This was published in the UK by Faber, so you know we’re dealing with a Proper Writer here, and the book was a critical and popular hit well beyond the crime genre when it came out, apparently. You can see why. It’s really very well-written. The central character, a low-grade hood with Tourette’s, sounds dreadful but in fact is great, and allows the author to have all sorts of fun messing around with language. There’s a twisty plot, conspiracies, mystery, some good jokes, a hint of post-modern genre fluidity. Enough to hook anyone. Certainly plenty for anyone to enjoy here, and probably a book that stands re-reading.
There’s a couple of minor things that smell off, though. Whether they’re actually off depends on what you think the limits of pastiche are. The book follows Lionel, our Tourettic hero, as he tries to find out who killed his boss and mentor Frank Minna. Lionel and his three fellow “Minna Men” were scooped up by Frank from an orphans’ home and set to work on his slightly shady endeavours in the more unrefined areas of New York (which are now, 25 years later, thoroughly gentrified). Lionel sees Frank as a beloved father figure, and so the investigation into his death is personal and reflective as well as objective and prospective.

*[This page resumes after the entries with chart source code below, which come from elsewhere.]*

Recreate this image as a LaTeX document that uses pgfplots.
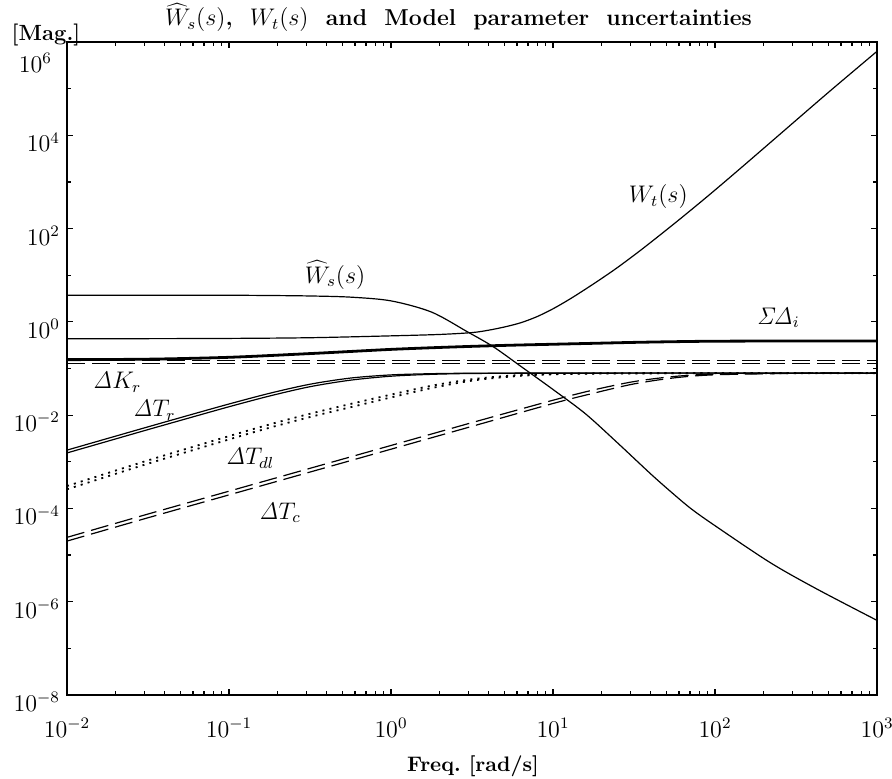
\documentclass[border=0pt]{standalone}
\usepackage{pgfplots}
\pgfplotsset{compat=1.18}
\begin{document}
\begin{tikzpicture}
\useasboundingbox (-33.5pt,-41.5pt) rectangle (412.5pt,347.5pt);
\begin{axis}[
  at={(0,0)}, anchor=south west,
  scale only axis, width=405pt, height=326.5pt,
  xmin=-2, xmax=3, ymin=-8, ymax=6,
  xtick={-2,-1,0,1,2,3}, ytick={-8,-6,-4,-2,0,2,4,6},
  minor xtick={-1.69897,-1.52288,-1.39794,-1.30103,-1.22185,-1.15490,-1.09691,-1.04576,
               -0.69897,-0.52288,-0.39794,-0.30103,-0.22185,-0.15490,-0.09691,-0.04576,
               0.30103,0.47712,0.60206,0.69897,0.77815,0.84510,0.90309,0.95424,
               1.30103,1.47712,1.60206,1.69897,1.77815,1.84510,1.90309,1.95424,
               2.30103,2.47712,2.60206,2.69897,2.77815,2.84510,2.90309,2.95424},
  minor ytick={-7,-5,-3,-1,1,3,5},
  xticklabels={$10^{-2}$,$10^{-1}$,$10^{0}$,$10^{1}$,$10^{2}$,$10^{3}$},
  yticklabels={$10^{-8}$,$10^{-6}$,$10^{-4}$,$10^{-2}$,$10^{0}$,$10^{2}$,$10^{4}$,{}},
  tick label style={font=\fontsize{11.5}{13}\selectfont},
  x tick label style={yshift=-8pt},
  y tick label style={yshift=-3.5pt},
  major tick length=3pt, minor tick length=2pt,
  axis line style={line width=0.8pt},
  every tick/.style={black, line width=0.6pt},
  clip=false,
]
% W_t(s)
\addplot[black, line width=0.6pt, smooth] coordinates {
(-2,-0.36) (-1.5,-0.36) (-1,-0.355) (-0.5,-0.34) (0,-0.30) (0.3,-0.27) (0.5,-0.23)
(0.6,-0.18) (0.7,-0.11) (0.8,-0.02) (0.9,0.11) (1.0,0.28) (1.1,0.48) (1.2,0.70) (1.3,0.93)
(1.4,1.17) (1.55,1.56) (1.75,2.11) (1.95,2.68) (2.15,3.27) (2.4,4.02) (2.7,4.92) (3.0,5.80)};
% hat W_s(s)
\addplot[black, line width=0.6pt, smooth] coordinates {
(-2,0.57) (-1.5,0.57) (-1,0.57) (-0.75,0.565) (-0.5,0.555) (-0.25,0.53) (0,0.45)
(0.25,0.21) (0.47,-0.21) (0.63,-0.53) (0.8,-0.95) (1.0,-1.45) (1.2,-1.97) (1.4,-2.60)
(1.6,-3.25) (1.72,-3.62) (1.85,-4.0) (2.0,-4.37) (2.34,-5.16) (2.63,-5.73) (3.0,-6.40)};
% Sum Delta_i
\addplot[black, line width=1.4pt, smooth] coordinates {
(-2,-0.81) (-1.5,-0.80) (-1,-0.76) (-0.5,-0.68) (-0.25,-0.635) (0,-0.59) (0.25,-0.555)
(0.5,-0.525) (0.75,-0.50) (1,-0.48) (1.25,-0.46) (1.5,-0.44) (1.75,-0.425) (2,-0.415)
(2.5,-0.41) (3,-0.41)};
% Delta K_r (double dashed, flat)
\addplot[black, line width=0.6pt, dash pattern=on 9pt off 3.5pt] coordinates {(-2,-0.82) (3,-0.82)};
\addplot[black, line width=0.6pt, dash pattern=on 9pt off 3.5pt] coordinates {(-2,-0.89) (3,-0.89)};
% Delta T_r (double solid)
\addplot[black, line width=0.6pt, smooth] coordinates {
(-2,-2.75) (-1.75,-2.50) (-1.5,-2.251) (-1.25,-2.004) (-1,-1.761) (-0.75,-1.532)
(-0.5,-1.337) (-0.25,-1.205) (0,-1.137) (0.25,-1.111) (0.5,-1.101) (1,-1.098) (3,-1.097)};
\addplot[black, line width=0.6pt, smooth] coordinates {
(-2,-2.81) (-1.75,-2.56) (-1.5,-2.31) (-1.25,-2.064) (-1,-1.82) (-0.75,-1.59)
(-0.5,-1.39) (-0.25,-1.25) (0,-1.165) (0.25,-1.125) (0.5,-1.107) (1,-1.10) (3,-1.10)};
% Delta T_dl (double dotted)
\addplot[black, line width=0.9pt, dash pattern=on 1pt off 2.6pt, smooth] coordinates {
(-2,-3.52) (-1.5,-2.97) (-1,-2.45) (-0.75,-2.20) (-0.5,-1.97) (-0.25,-1.76) (0,-1.56)
(0.25,-1.37) (0.5,-1.23) (0.75,-1.15) (1,-1.115) (1.5,-1.10) (3,-1.097)};
\addplot[black, line width=0.9pt, dash pattern=on 1pt off 2.6pt, smooth] coordinates {
(-2,-3.59) (-1.5,-3.04) (-1,-2.52) (-0.75,-2.27) (-0.5,-2.04) (-0.25,-1.83) (0,-1.62)
(0.25,-1.42) (0.5,-1.26) (0.75,-1.17) (1,-1.125) (1.5,-1.105) (3,-1.10)};
% Delta T_c (double dashed)
\addplot[black, line width=0.6pt, dash pattern=on 9pt off 3.5pt, smooth] coordinates {
(-2,-4.62) (-1.5,-4.12) (-1,-3.63) (-0.5,-3.14) (0,-2.65) (0.5,-2.16) (1,-1.68)
(1.25,-1.46) (1.5,-1.28) (1.75,-1.17) (2,-1.12) (2.5,-1.10) (3,-1.097)};
\addplot[black, line width=0.6pt, dash pattern=on 9pt off 3.5pt, smooth] coordinates {
(-2,-4.70) (-1.5,-4.20) (-1,-3.71) (-0.5,-3.22) (0,-2.73) (0.5,-2.24) (1,-1.75)
(1.25,-1.53) (1.5,-1.33) (1.75,-1.20) (2,-1.135) (2.5,-1.105) (3,-1.10)};
% curve labels
\begin{scope}[every node/.style={font=\fontsize{12}{14}\selectfont}]
\node at (axis cs:-0.345,1.01) {$\widehat{W}_s(s)$};
\node at (axis cs:1.65,2.68) {$W_t(s)$};
\node at (axis cs:2.39,0.09) {$\mathit{\Sigma}\mathit{\Delta}_i$};
\node at (axis cs:-1.69,-1.30) {$\mathit{\Delta}K_r$};
\node at (axis cs:-1.46,-1.90) {$\mathit{\Delta}T_r$};
\node at (axis cs:-0.87,-2.93) {$\mathit{\Delta}T_{dl}$};
\node at (axis cs:-0.685,-4.09) {$\mathit{\Delta}T_c$};
\end{scope}
\end{axis}
\node[font=\bfseries\fontsize{11.5}{13}\selectfont, anchor=base] at (195.75pt,334.5pt)
  {$\widehat{W}_s(s)$,\ \ $W_t(s)$\ \ and\ \ Model\ \ parameter\ \ uncertainties};
\node[font=\bfseries\fontsize{11}{13}\selectfont] at (-10.5pt,330pt) {[Mag.]};
\node[font=\fontsize{11.5}{13}\selectfont, anchor=east] at (-4pt,316pt) {$10^{6}$};
\node[font=\bfseries\fontsize{10.5}{12}\selectfont] at (203pt,-35.5pt) {Freq.\ [rad/s]};
\end{tikzpicture}
\end{document}
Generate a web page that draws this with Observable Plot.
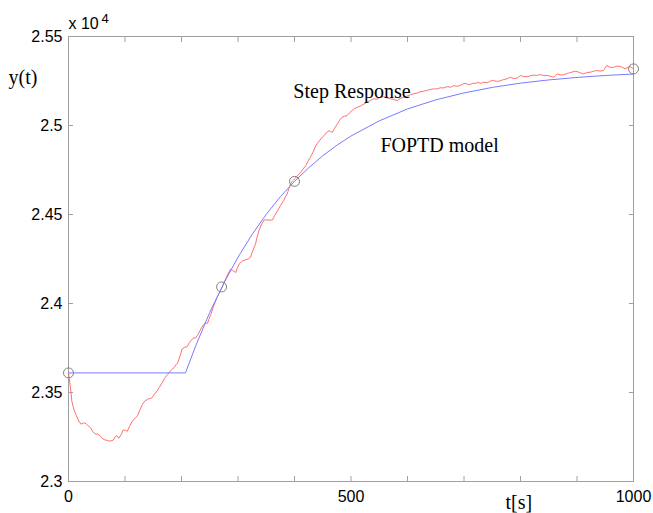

So we have two things going on here. One: a crime plot, in a neo-noir style, with all the tropes and moves one would expect from that. There are shadowy stakeouts, a femme fatale or sorts, crime bosses and hired goons, cigarettes glowing in the dark… you get the idea. Two: a New York novel, a paean to how things were and are there and a lament for how they will be, a Brooklyn bildungsroman.
OK, now, the first of these things is I think clearly done in the vein of pastiche. There’s obvious absurdity in having your detective full of tics, and we surely aren’t meant to take all the twists of the crime stuff seriously, so silly are some of them. This probably means we can let Lethem off with the various stock characters and stereotypes that populate the plot, though he does sail close to the wind of offence once it becomes clear that the really top mobsters are a bunch of Japanese gangsters who’ve cornered the urchin egg trade. After all, pastiches trade in stock, don’t they?
So I’m fine with the crime bit, but you might find it a bit too knowing. What about the second thing, the New York novel? Well, I think this is meant to be straight: I don’t think it’s meant as pastiche. But a lot of it sounds like a parody of someone rhapsodising the beloved rough city of their youth, dwelling fondly in the remaining grime of its present, and sadly anticipating the smooth clean thing it’ll become. This is at its worst in the 50-page backstory bit that arrives after a pretty engaging 40-page opening and completely kills the momentum as we hear all about the Home for Boys and the basketball courts and how old Brooklyn was a place where things were understood between people and blah blah blah. I just feel I’ve read far too many people who really love New York bang on about how great New York is, and more especially how great it was, and they all do it in the same kind of way, and, yeah. I think Lethem is doing this.
The only thing is, perhaps he’s not? Perhaps these bits are pastiche too? They could be, they’re so on the nose of what you’d expect. If they are, it’s subtle, and you have to wonder when a pastiche is so close that becomes the real thing. Maybe you have to wonder that with the crime bit too? I think I’ve confused myself now.